Defect Types NOT Covered by B31G
| Defect Type | Why B31G Does Not Apply | Recommended Method |
|---|---|---|
| Stress corrosion cracking (SCC) | B31G assumes volumetric metal loss. Cracks have sharp tips with stress intensity factors that B31G does not account for. Crack-like defects fail by fracture, not plastic collapse. | API 579 Part 9, ASME B31.8S Appendix A3, fracture mechanics (K_IC / CTOD analysis) |
| Dents and mechanical damage | Dents involve plastic deformation and residual stress that alter the pipe's capacity in ways not captured by the B31G metal loss model. Dents with metal loss are particularly dangerous. | ASME B31.8 Appendix R, API 1160, strain-based analysis, PRCI dent assessment methods |
| Seam weld defects | B31G was derived from burst tests on pipe body defects. Seam welds may have different material properties (lower toughness) and pre-existing manufacturing defects that change the failure mode. | API 579, PRCI seam weld assessment methods, fracture mechanics for low-toughness seam welds (ERW, flash weld, lap weld) |
| Girth weld defects | Girth welds experience bending and axial stresses that B31G does not consider. The failure mode for girth weld defects is different from pipe body corrosion. | API 1104, BS 7910, ECA (engineering critical assessment) |
| Fatigue cracks | Fatigue cracks grow under cyclic loading. B31G evaluates static burst pressure only and cannot predict remaining fatigue life or crack growth rate. | BS 7910, API 579 Part 9, Paris law fatigue crack growth analysis |
| Selective seam corrosion | Preferential corrosion along or within the seam weld combines metal loss with potentially reduced seam weld toughness. B31G does not account for the seam weld material properties. | Hydrostatic testing, API 579, operator-specific assessment procedures |
Geometric Limitations
- Interacting defects: B31G evaluates individual, isolated defects. When multiple defects are close together (axial spacing less than 3t or circumferential overlap), they may interact and behave as a single larger defect. Interaction rules must be applied before the B31G calculation. Failure to account for interaction can produce unconservative results.

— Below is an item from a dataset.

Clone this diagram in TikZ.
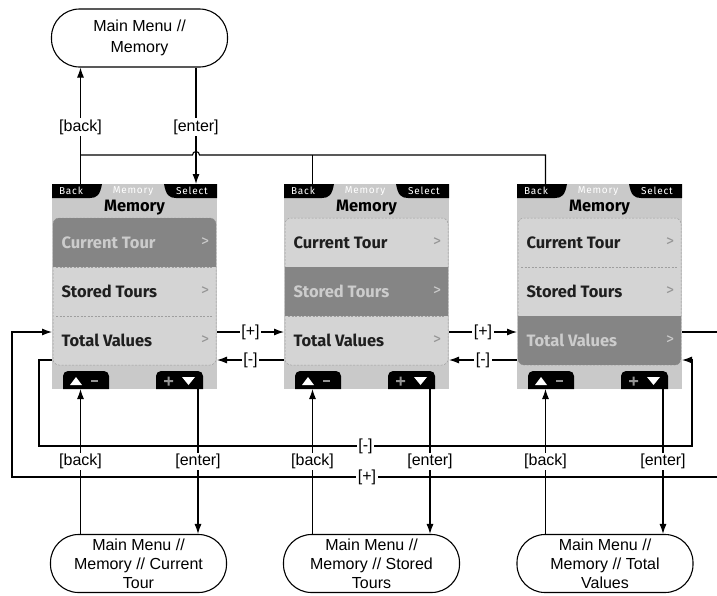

- Circumferential extent: B31G assumes that the defect is narrow relative to the pipe circumference. For very wide defects spanning a significant fraction of the circumference, the axial stress (which is half the hoop stress under internal pressure) may become the controlling failure mode. B31G does not evaluate circumferential failure.
- Complex shapes: B31G assumes a simple axial defect profile. Defects with complex three-dimensional geometry (multiple pits, spiral patterns, branching corrosion) may require finite element analysis (FEA) for accurate assessment.
- Wall thickness variations: B31G uses a single nominal wall thickness. If the pipe has significant wall thickness variation due to manufacturing tolerance or prior general corrosion, the assessment should use the measured wall thickness at the defect location rather than the nominal value.
Loading Limitations
- Internal pressure only: B31G considers failure due to internal pressure (hoop stress) only. It does not account for external loads such as soil loading, thermal expansion, settlement, landslide forces, or seismic loading. Pipe segments subject to significant external loads may require a combined loading assessment per API 579 or finite element analysis.
- Static loading: B31G predicts burst pressure under static (monotonically increasing) internal pressure. It does not predict behavior under cyclic pressure loading (fatigue) or dynamic loading (pressure surge, water hammer). Pipelines with significant pressure cycling may require fatigue life assessment in addition to B31G.
- Temperature: B31G uses room-temperature material properties. For pipelines operating at elevated temperatures (above 250 degF) or very low temperatures (below -20 degF), temperature-adjusted material properties should be used.
Material Limitations
- Carbon and low-alloy steel only: B31G was developed and validated for carbon steel and low-alloy steel pipe manufactured to API 5L specifications. It should not be applied to stainless steel, duplex steel, clad pipe, or non-metallic pipe without engineering justification.
- Grade range: The burst test database used to validate B31G covered grades from Grade B (SMYS = 35,000 psi) through X65 (SMYS = 65,000 psi). Application to higher grades (X70, X80, X100) requires caution because the flow stress assumptions may not be valid for high-strength steels with lower strain-hardening ratios.
- Toughness assumed adequate: B31G assumes that the pipe steel has sufficient toughness to fail by plastic collapse (ductile failure) rather than brittle fracture. For vintage pipe with low Charpy toughness (pre-1970 pipe, especially ERW pipe), a fracture mechanics assessment may be more appropriate.